I know this is not a person, but there is definitely something creepy and insidious about Pokemon.  Kids seemed to be captivated by this primitive animation that could have taken lessons from G-Force.  And, the never-ending card game that went along with it whose only purpose was to get kids to buy more of the game was creepy.

 

Creepy Person #91- Nick Nolte

Nick Nolte is Gary Busey Light, a lighter slightly less offensive and creepy version of the original.  He still gets the DUIs and looks like he stinks, but not as bad as Busey.  I think the photo says it all .

Top 100 Creepy People Criteria

Top 100 Creepy People 10-1

Top 100 Creepy People 21-30

Top 100 Creepy People 31-40

Top 100 Creepy People 41-50

Top 100 Creepy People 51-60

Top 100 Creepy People 61-70

Top 100 Creepy People 71-80

Top 100 Creepy People 81-90

Top 100 Creepy People 91-100

Lists

 

The End of the Music Industry as We Know It

Find my latest American Idol article here.

This week we were treated to another example of the musical apocalypse that is already upon us.  Paula Abdul’s new song is a hit?  Ryan Seacrest reported that her new single off Randy Jackson’s album was the most downloaded song on I-tunes.

Amazing.  Simply Amazing.

For me it just shows just how far the industry has fallen in such a short amount of time.  Of course the internet gets most of the blame, but is it solely to blame for an entire industry’s implosion?  I say that the Abdul song is evidence to the contrary.

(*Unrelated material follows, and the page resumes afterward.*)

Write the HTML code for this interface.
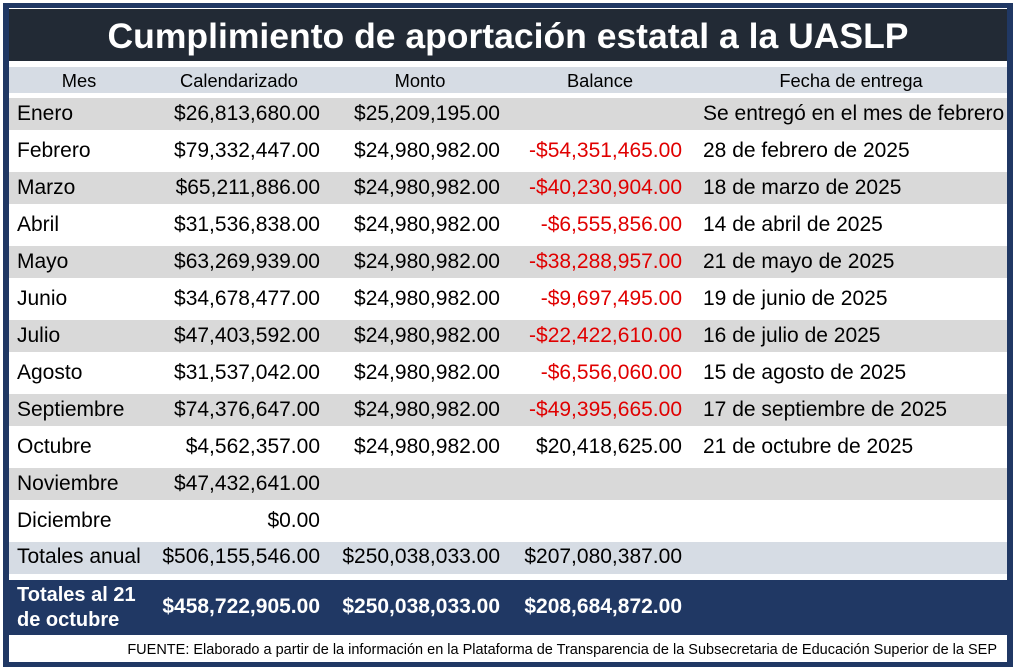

I saw this happen once before to another genre of music.  I used to really like Contemporary Christian Music (CCM for those really into it).  Dallas had a radio station that was probably the best in the genre (KOJO later to become KLTY).  At the time, there was difference in the tone of CCM, not just the lyrics.  When tuning past the dial, I could tell when I passed KOJO, just by the style of the music without even hearing the words.  The songs were strong on melody, with often powerful or fun choruses that were easy to sing along with (and no, I’m not talking about the ‘praise music’ that came along about a decade later).  Artists like Michael W Smith, Phil Keagy, Steven Curtis Chapman, Amy Grant, and later the great and greatly missed Rich Mullins.  These artists put out good songs, and were good (in some cases great) musicians.

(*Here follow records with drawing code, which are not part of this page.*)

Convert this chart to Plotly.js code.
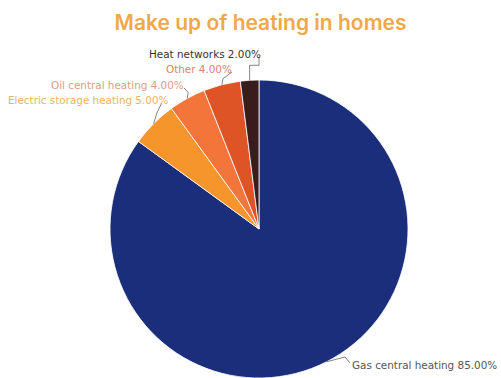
<!DOCTYPE html>
<html>
<head>
<meta charset="utf-8">
<script src="https://cdn.plot.ly/plotly-3.0.1.min.js"></script>
<style>html,body{margin:0;padding:0;background:#fff;}#chart{width:501px;height:378px;}</style>
</head>
<body>
<div id="chart"></div>
<script>
const categories = ["Gas central heating", "Electric storage heating", "Oil central heating", "Other", "Heat networks"];
const shares = [85, 5, 4, 4, 2];
const sliceColors = ["#1b2e7b", "#f7952d", "#f3753a", "#df5427", "#3a1c1c"];
const labelColors = ["#555555", "#f0b263", "#e39a85", "#d98270", "#333333"];

const W = 501, H = 378;
const cx = 259, cy = 229, R = 149;

// text anchor positions (pixels) for labels
const labelPos = [
  {x: 350, y: 365, anchor: "left"},
  {x: 6, y: 100, anchor: "left"},
  {x: 186, y: 85, anchor: "right"},
  {x: 234, y: 69, anchor: "right"},
  {x: 263, y: 54, anchor: "right"}
];

const total = shares.reduce((a, b) => a + b, 0);
let cum = 0;
const annotations = [];
const shapes = [];
const px = x => x / W, py = y => 1 - y / H;

shares.forEach((v, i) => {
  const mid = (cum + v / 2) / total * 2 * Math.PI;
  cum += v;
  const ex = cx + R * Math.sin(mid), ey = cy - R * Math.cos(mid);
  const lp = labelPos[i];
  annotations.push({
    xref: "paper", yref: "paper", x: px(lp.x), y: py(lp.y),
    xanchor: lp.anchor, yanchor: "middle", showarrow: false,
    text: categories[i] + " " + v.toFixed(2) + "%",
    font: {family: "DejaVu Sans, sans-serif", size: 10.4, color: labelColors[i]}
  });
  let path;
  if (i === 0) {
    path = `M${px(ex)},${py(ey)} L${px(lp.x - 5)},${py(lp.y - 8)} L${px(lp.x)},${py(lp.y - 2)}`;
  } else if (i === 4) {
    path = `M${px(ex)},${py(ey)} L${px(ex)},${py(ey - 15)} L${px(lp.x - 4)},${py(ey - 15)} L${px(lp.x - 4)},${py(lp.y + 3)}`;
  } else if (i === 1) {
    path = `M${px(ex)},${py(ey)} L${px(ex + 3)},${py(ey - 10)} L${px(ex + 8)},${py(lp.y + 3)}`;
  } else {
    path = `M${px(ex)},${py(ey)} L${px(ex + 1)},${py(ey - 6)} L${px(lp.x - 2)},${py(lp.y + 3)}`;
  }
  shapes.push({type: "path", xref: "paper", yref: "paper", path: path,
    line: {color: "#666666", width: 0.8}});
});

const data = [{
  type: "pie",
  labels: categories,
  values: shares,
  sort: false,
  direction: "clockwise",
  rotation: 0,
  textinfo: "none",
  hoverinfo: "label+percent",
  marker: {colors: sliceColors, line: {color: "#ffffff", width: 0.8}},
  domain: {x: [(cx - R) / W, (cx + R) / W], y: [Math.max(0, (H - cy - R) / H), (H - cy + R) / H]},
  showlegend: false
}];

const layout = {
  width: W, height: H,
  margin: {l: 0, r: 0, t: 0, b: 0},
  paper_bgcolor: "#ffffff",
  title: {text: "Make up of heating in homes", x: 0.52, xanchor: "center", y: 0.94, yanchor: "middle",
    font: {family: "Inter, Lato, sans-serif", size: 21, color: "#f0a848", weight: 600}},
  annotations: annotations,
  shapes: shapes
};

Plotly.newPlot("chart", data, layout, {displayModeBar: false, staticPlot: true});
</script>
</body>
</html>
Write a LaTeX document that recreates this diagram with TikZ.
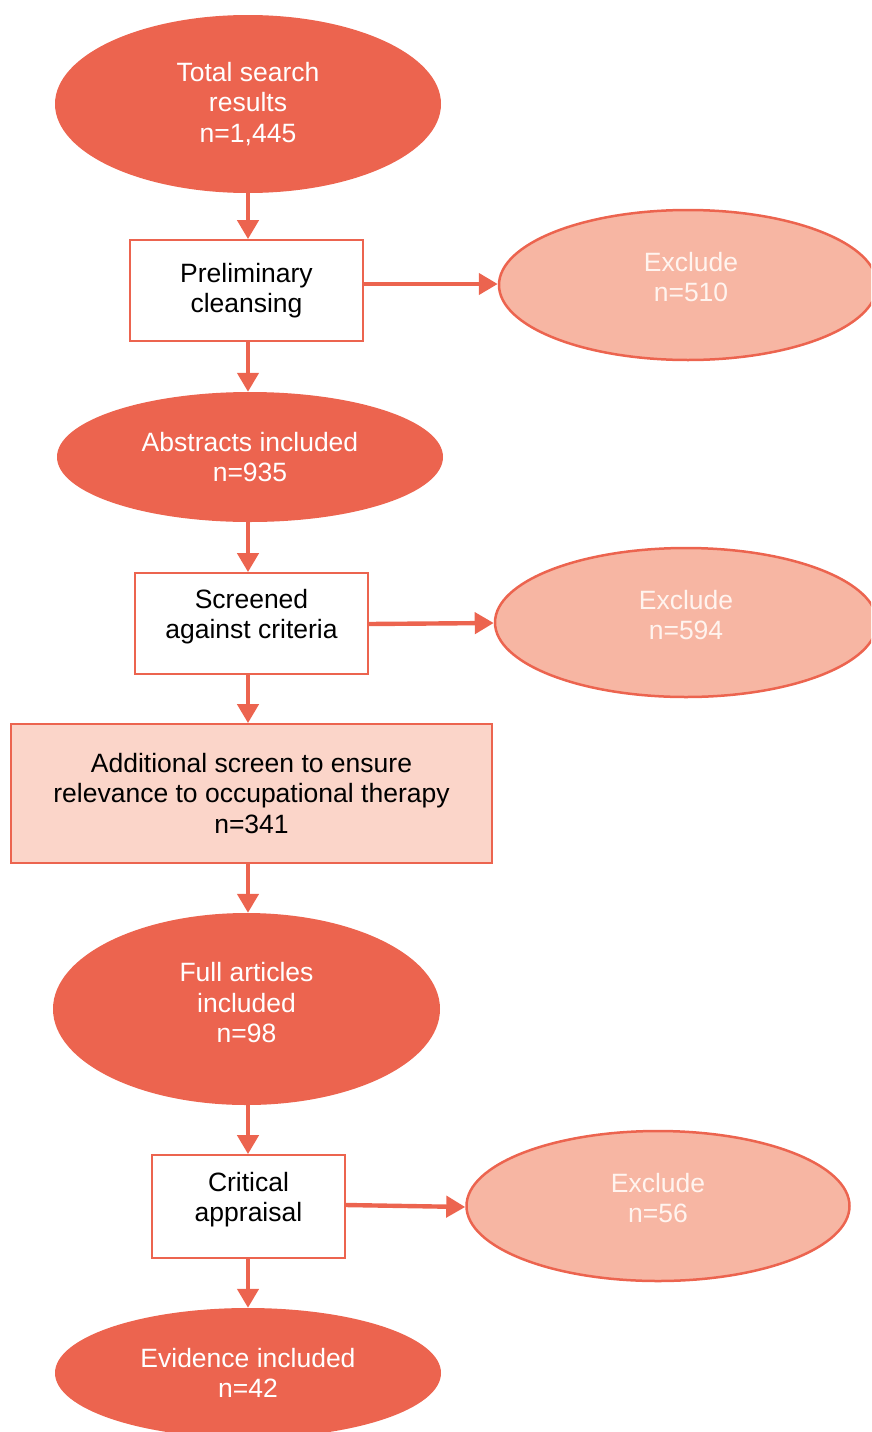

The problem came when KLTY was bought out by Word music, the biggest producer of CCM which was based in Waco, and then Las Colinas (Dallas).  When this happened, the music on the station changed.  The station simply became a clearing house for anything Word music produced.  At the time, I referred to the music as “bubble-gum.”  It was largely a collection of monotonous, upbeat songs that reminded one of anything else that was being pushed on any pop station.  The melodies became cute, and less pleasing to the ear.

I dropped out.  The station began to insist on playing the same sub-par groups and music on an hourly basis, most of the time twice an hour.  I moved on musically.  Later, the “praise music” crazy swept through CCM, but the producers never got it.  Far about a decade the same dozen or so songs were recorded and released by everyone in the CCM industry.  What a beating.  The producers never understood that aside from the religious overtones of the praise music, these songs were popular because they had strong melodies, and often very powerful choruses.  They could also be sung, in contrast to most Mariah Carey songs.

CCM preceded pop music into the same abyss.  It is popular for people in the music industry to criticize the 80’s.  These are often the same producer types who have been shoveling the same pile of musical s— at the public for the past two decades.  They are all style over substance.  It is more important that music reflect attitude than music.  Whenever the odd sing-able tune is released, it usually becomes a mega-hit (Arms of the Angel, Sarah McLachlan, for example and there are others), but the musical consumer is lucky to get one of the songs per album (and oddly, album sales are really in the toilet).

There are no more Chicago 17s out there, an album that produced a string of hits, and was listenable from cover to cover.  The industry needs to go back to the 80’s and reintroduce America to good music with strong melodies produced by groups that are musically superior, not just good looking.

Will all of this save the music industry?  Probably not.  They have already lost a generation, and the internet is currently dealing it a death-blow, but there is still money to be made out there and creative ways to do it.  The place to start the reinvention of this industry is with the music, however, and there are artists out there already producing the music (see Ben Folds).  All industry needs to do is find them and promoted them.  Paula’s song is not terrible but it’s not that great either.  It is like anything you might hear from Britney Spears in the past few years (this would be the music that I am criticizing).  Its popularity is a reflection of the dearth of choices out there right now.  I’ve got a friend who coined a phrase a few years ago that would apply well to this situation.  I paraphrase:  “Her song is just the shiny turd in the bucket of s—.”

The popularity of American Idol and its artists show a desire from the public to hear good music, but you’ll notice that those who do well Idol, not only sing well, they choose good music.  This can be seen in the 1 billion times a season that someone talks about “song choice” on the show.